Awal perjumpaan Elly dan Eka terjadi pada 1965 di Pasar Pagi, Jakarta Pusat. Kala itu, Eka berniat menyewa sebuah ruko di daerah itu untuk dijadikan kantor perusahaan kopra yang baru dibentuknya.
”Pertama ketemu itu, saya langsung minta untuk bekerja dengan Pak Eka,” ujar Elly. Ia mengaku, hal itu merupakan permintaan spontan dari seorang remaja berusia 20 tahun.
Elly menuturkan, saat itu yang terpancar dari sosok Eka adalah kenekatan dan kegigihan. Sebagai seorang perantau di Jakarta, mereka memiliki kesamaan di kedua hal itu.
Memasuki masa Orde Baru, usaha Eka menunjukkan tren positif dan terus melejit tinggi. Perusahaan kertas Tjiwi Kimia yang dibangun Eka pada 1976 terus berkembang menjadi salah tulang punggung grup Sinar Mas.
Saat itu, Elly juga mulai merasakan perbaikan kesejahteraan sebagai karyawan. Ia ikut pindah ke kantor baru di Sawah Besar dan tak lagi berkantor di sebuah ruko dengan satu meja kecil yang hanya muat untuk berdua.
”Sejak dulu saya punya mimpi berkantor di gedung tinggi,” kata Elly. Ia lahir di Purworejo, Jawa Tengah, dan merantau ke Jakarta untuk mencari jalan mewujudkan mimpi itu.
Mimpi itu akhirnya memang terwujud. Sehari-hari kini ia menempati ruangan di lantai 38. Tak ada orang lain yang diizinkan menempati lantai ”sakral” di kantor pusat Sinar Mas itu kecuali Elly dan Eka.
Kabar meninggalnya Eka diterima Elly pada Sabtu (26/1/2019) malam melalui telepon dari Indra Widjaja. ”Sebelumnya, memang sudah beberapa waktu Pak Eka menunjukkan kondisi menurun dan tidak bisa mengenali saya,” kata Elly.
Terus mengalir
Penghormatan bagi Eka terus mengalir dari sejumlah tokoh masyarakat sejak tempat persemayaman di Rumah Duka Sentosa, Rumah Sakit Pusat Angkatan Darat Gatot Subroto, di buka pada Minggu (27/1) pukul 18.00.
Ketua Pengurus Besar Nahdlatul Ulama Said Aqil Siroj menilai, Eka merupakan sosok pengusaha yang patut diteladani generasi muda. Kegigihannya merintis usaha dari level nol hingga sebesar saat ini membuktikannya layak dianggap sebagai salah satu putra terbaik yang dimiliki bangsa.
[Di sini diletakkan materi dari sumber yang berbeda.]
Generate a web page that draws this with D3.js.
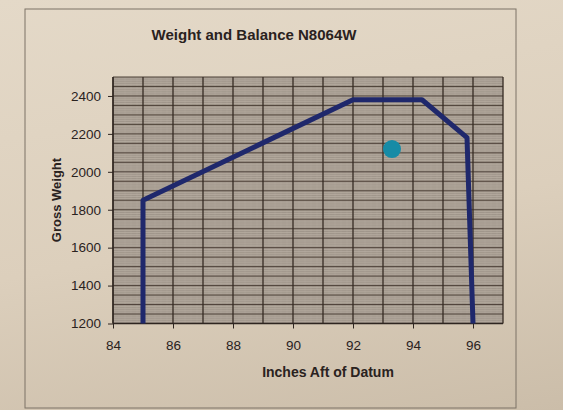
<!DOCTYPE html>
<html>
<head>
<meta charset="utf-8">
<script src="https://cdn.jsdelivr.net/npm/d3@7"></script>
<style>
  html, body { margin: 0; padding: 0; }
  body { width: 563px; height: 410px; overflow: hidden;
         background: linear-gradient(170deg, #e4d9c8 0%, #dccfbc 55%, #cbbda9 100%); }
  svg { display: block; }
  text { font-family: "Liberation Sans", Arial, sans-serif; fill: #2a221e; }
</style>
</head>
<body>
<svg id="chart" width="563" height="410"></svg>
<script>
// ---- data ----
const chartTitle = "Weight and Balance N8064W";
const xTitle = "Inches Aft of Datum";
const yTitle = "Gross Weight";
const xTickValues = [84, 86, 88, 90, 92, 94, 96];
const yTickValues = [1200, 1400, 1600, 1800, 2000, 2200, 2400];
// CG envelope (inches aft of datum, gross weight)
const envelopeArm = [85.0, 85.0, 92.0, 94.3, 95.8, 96.0];
const envelopeWeight = [1200, 1850, 2380, 2380, 2180, 1200];
// loaded aircraft point
const pointArm = [93.3];
const pointWeight = [2120];

const xDomain = [84, 97];
const yDomain = [1200, 2500];

// ---- layout ----
const svg = d3.select("#chart");
const plot = { left: 113, right: 503, top: 77, bottom: 323.5 };

const x = d3.scaleLinear().domain(xDomain).range([plot.left, plot.right]);
const y = d3.scaleLinear().domain(yDomain).range([plot.bottom, plot.top]);

// outer chart border
svg.append("rect")
  .attr("x", 25).attr("y", 9).attr("width", 491).attr("height", 399)
  .attr("fill", "none").attr("stroke", "#7d7366").attr("stroke-width", 1);

// plot background
svg.append("rect")
  .attr("x", plot.left).attr("y", plot.top)
  .attr("width", plot.right - plot.left).attr("height", plot.bottom - plot.top)
  .attr("fill", "#a0968b");

const grid = svg.append("g");
// minor horizontal (every 10)
grid.selectAll("line.hmin")
  .data(d3.range(yDomain[0], yDomain[1] + 1, 10))
  .join("line")
  .attr("x1", plot.left).attr("x2", plot.right)
  .attr("y1", d => y(d)).attr("y2", d => y(d))
  .attr("stroke", "#d2c8bc").attr("stroke-width", 0.7).attr("opacity", 0.5);
// minor vertical (every 0.2)
grid.selectAll("line.vmin")
  .data(d3.range(xDomain[0], xDomain[1] + 0.001, 0.2))
  .join("line")
  .attr("x1", d => x(d)).attr("x2", d => x(d))
  .attr("y1", plot.top).attr("y2", plot.bottom)
  .attr("stroke", "#c4baae").attr("stroke-width", 0.6).attr("opacity", 0.3);
// major horizontal (every 50)
grid.selectAll("line.hmaj")
  .data(d3.range(yDomain[0], yDomain[1] + 1, 50))
  .join("line")
  .attr("x1", plot.left).attr("x2", plot.right)
  .attr("y1", d => y(d)).attr("y2", d => y(d))
  .attr("stroke", "#4e4239").attr("stroke-width", 1);
// major vertical (every 1)
grid.selectAll("line.vmaj")
  .data(d3.range(xDomain[0], xDomain[1] + 0.001, 1))
  .join("line")
  .attr("x1", d => x(d)).attr("x2", d => x(d))
  .attr("y1", plot.top).attr("y2", plot.bottom)
  .attr("stroke", "#352a23").attr("stroke-width", 1.3);

// axes
const xAxis = d3.axisBottom(x).tickValues(xTickValues).tickSize(5).tickPadding(12)
  .tickFormat(d3.format("d"));
const yAxis = d3.axisLeft(y).tickValues(yTickValues).tickSize(5).tickPadding(7)
  .tickFormat(d3.format("d"));

const gx = svg.append("g").attr("transform", `translate(0,${plot.bottom})`).call(xAxis);
const gy = svg.append("g").attr("transform", `translate(${plot.left},0)`).call(yAxis);
[gx, gy].forEach(g => {
  g.select(".domain").attr("stroke", "#2e2520").attr("stroke-width", 1.3);
  g.selectAll(".tick line").attr("stroke", "#2e2520");
  g.selectAll(".tick text").attr("font-size", 13.5).attr("fill", "#2a221e")
    .attr("font-family", "'Liberation Sans', Arial, sans-serif");
});
gx.select(".domain").attr("d", `M${plot.left},0H${plot.right}`);
gy.select(".domain").attr("d", `M0,${plot.bottom}V${plot.top}`);

// envelope line
const envData = envelopeArm.map((a, i) => [a, envelopeWeight[i]]);
svg.append("path")
  .datum(envData)
  .attr("d", d3.line().x(d => x(d[0])).y(d => y(d[1])))
  .attr("fill", "none")
  .attr("stroke", "#1f286c")
  .attr("stroke-width", 5)
  .attr("stroke-linejoin", "round");

// loaded point
svg.selectAll("circle.pt")
  .data(pointArm.map((a, i) => [a, pointWeight[i]]))
  .join("circle")
  .attr("cx", d => x(d[0])).attr("cy", d => y(d[1]))
  .attr("r", 9)
  .attr("fill", "#168ba6");

// titles
svg.append("text")
  .attr("x", 254).attr("y", 40)
  .attr("text-anchor", "middle")
  .attr("font-size", 15).attr("font-weight", "bold")
  .text(chartTitle);

svg.append("text")
  .attr("x", 328).attr("y", 377)
  .attr("text-anchor", "middle")
  .attr("font-size", 14).attr("font-weight", "bold")
  .text(xTitle);

svg.append("text")
  .attr("transform", `translate(61,200) rotate(-90)`)
  .attr("text-anchor", "middle")
  .attr("font-size", 13).attr("font-weight", "bold")
  .text(yTitle);
</script>
</body>
</html>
”Eka menunjukkan Tuhan akan memberi jalan dan rahmat bagi siapa pun yang bekerja keras, terlepas dari suku, agama, ataupun ras tempat kita berasal,” ujar Said.
Eka merupakan sosok pengusaha yang patut diteladani generasi muda. Kegigihannya merintis usaha dari level nol hingga sebesar saat ini membuktikannya layak dianggap sebagai salah satu putra terbaik yang dimiliki bangsa.
Di samping itu, ia mengajak masyarakat memanfaatkan momen kepergian Eka untuk berefleksi juga tentang keberagaman dan toleransi. Said berpesan agar perbedaan yang ada dimaknai sebagai kesempatan membangun persaudaraan. (PANDU WIYOGA)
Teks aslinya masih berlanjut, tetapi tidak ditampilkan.